After concluding that Larry did not establish the net value of the total community property on October 6, 2005, the court denied his action to rescind the consent judgment on the basis of lesion. The trial court’s judgment was signed and filed on May 26, 2011.
Discussion
In his only assignment of error, Larry argues that the trial court erred in denying his motion to hold the record open in order to receive his expert’s report. Since his law practice was the only significant asset that he received in [fithe divorce, Larry argues that obtaining its proper valuation is an essential aspect of proving lesion. He argues that the only way to uncover the true value of his law firm is through the use of an expert, like Robertson.
The court has the power to require that the proceedings shall be conducted with dignity and in an orderly and expeditious manner and to control the proceedings at the trial, so that justice is done. La. C.C.P. art. 1681(A). The decision to hold open or reopen a case for production of additional evidence rests within the discretion of the trial judge, which decision will not be disturbed on appeal unless manifestly erroneous. Clayton v. Bear’s Towing and Recovery, 38,834 (La.App.2d Cir.8/18/04), 880 So.2d 943; Harris v. West Carroll Parish School Board, 605 So.2d 610 (La.App. 2d Cir.1992), writ denied, 609 So.2d 255 (La.1992).
A motion to hold a case open for submission of additional evidence is in the nature of a request for a continuance. Mendoza v. Mendoza, 11-113 (La.App. 5th Cir.12/13/11), 82 So.3d 411; Juneau v. Richard, 96-215 (La.App. 3d Cir.11/13/96), 682 So.2d 1010, writ denied, 96-2988 (La.1/31/97), 687 So.2d 413. Likewise, the trial court’s discretion in granting or denying a continuance under La. C.C.P. art. 1601 must be based upon consideration of the facts of each case and factors such as diligence, good faith, and reasonable grounds. Connor v. Scroggs, 35,521 (La.App.2d Cir.6/12/02), 821 So.2d 542; Our Lady of the Lake Hosp. v. Vanner, 95-0754 (La.App. 1st Cir.3/27/97), 692 So.2d 40, writ denied, 97-1567 (La.9/26/97), 701 So.2d 992; Walker v.
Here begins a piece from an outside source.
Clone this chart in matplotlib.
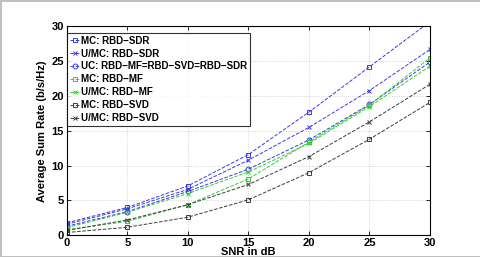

Aulds, 28,968 (La.App.2d Cir.12/11/96), 685 So.2d 421. Equally important is the exceptor’s corollary right to have his case heard as soon as practicable. Our Lady of the Lake Hosp., supra; Stett v. Greve, 35,140 (La.App.2d Cir.2/27/02), 810 So.2d 1203. The trial judge may also weigh the condition of the court docket, fairness to both parties and other litigants before the court, and the need for orderly and prompt administration of justice. Connor v. Scroggs, supra; Keyes v. Johnson, 542 So.2d 209 (La.App. 3d Cir.1989), writ denied, 546 So.2d 1215 (La.1989).
*999In this case, Larry sought to rescind the extrajudicial consent decree on the basis of lesion. La. C.C. art. 814. The proper method of establishing lesion beyond one-fourth is twofold: (1) the community property’s true value (net value) must be ascertained; and (2) it must then be determined from the property acquired whether a party received value less than 8/4 of 1/2 share of the true value of the property partitioned. McCarroll v. McCarroll, 96-2700 (La.10/21/97), 701 So.2d 1280, 1285; Taylor v. Taylor, 38,959 (La.App.2d Cir.11/1/00), 772 So.2d 891, 894; Cowling v. Cowling, 486 So.2d 1060 (La.App. 2d Cir.1986); La. C.C. art. 2590; La. C.C. art. 814 comment (b). The burden is on the party claiming lesion to prove the value of the property in the state it existed at the time of the contract. The party claiming lesion must establish it by clear and convincing proof, and speculative values will not be considered. Cowling v. Cowling, supra at 1062; Beatty v. Vining, 147 So.2d 37 (La.App. 2d Cir.1962); Ozane v. Ozane, 392 So.2d 774, 777 (La.App. 3d Cir.1980).
When we consider Larry’s motion for the continuance to hold open the record, it was within the trial court’s discretion at the beginning of the trial, and certainly at its end, to deny the requested relief. Larry’s pattern for delay of the proceedings predominates throughout the record. Prior to the June 24, 2010 hearing, he had been granted a continuance. By the time of trial in 2010, |sLarry’s tax records of 2005 and earlier were solely within his control along with his knowledge of the 2005 billing records and accounts receivable for his law firm. His failure to prepare an accounting expert before the trial was inexcusable. Moreover, at the conclusion of trial, the trial court correctly ruled that Larry had failed to meet his threshold burden of proof for the net value of all the other community property assets which were partitioned. Therefore, regardless of a more accurate value that might have been established for the law firm by any subsequent expert review, the comparison of values necessary to determine Larry’s lesion claim could not be made from the other evidence he presented at trial. Accordingly, the rulings of the trial court are affirmed.
Conclusion
For the foregoing reasons, the judgment of the trial court is affirmed. Costs of these proceedings are assessed to Larry English.
AFFIRMED.
APPLICATION FOR REHEARING
Before BROWN, WILLIAMS, CARAWAY, LOLLEY and SEXTON (Pro Tempore), JJ.Rehearing denied.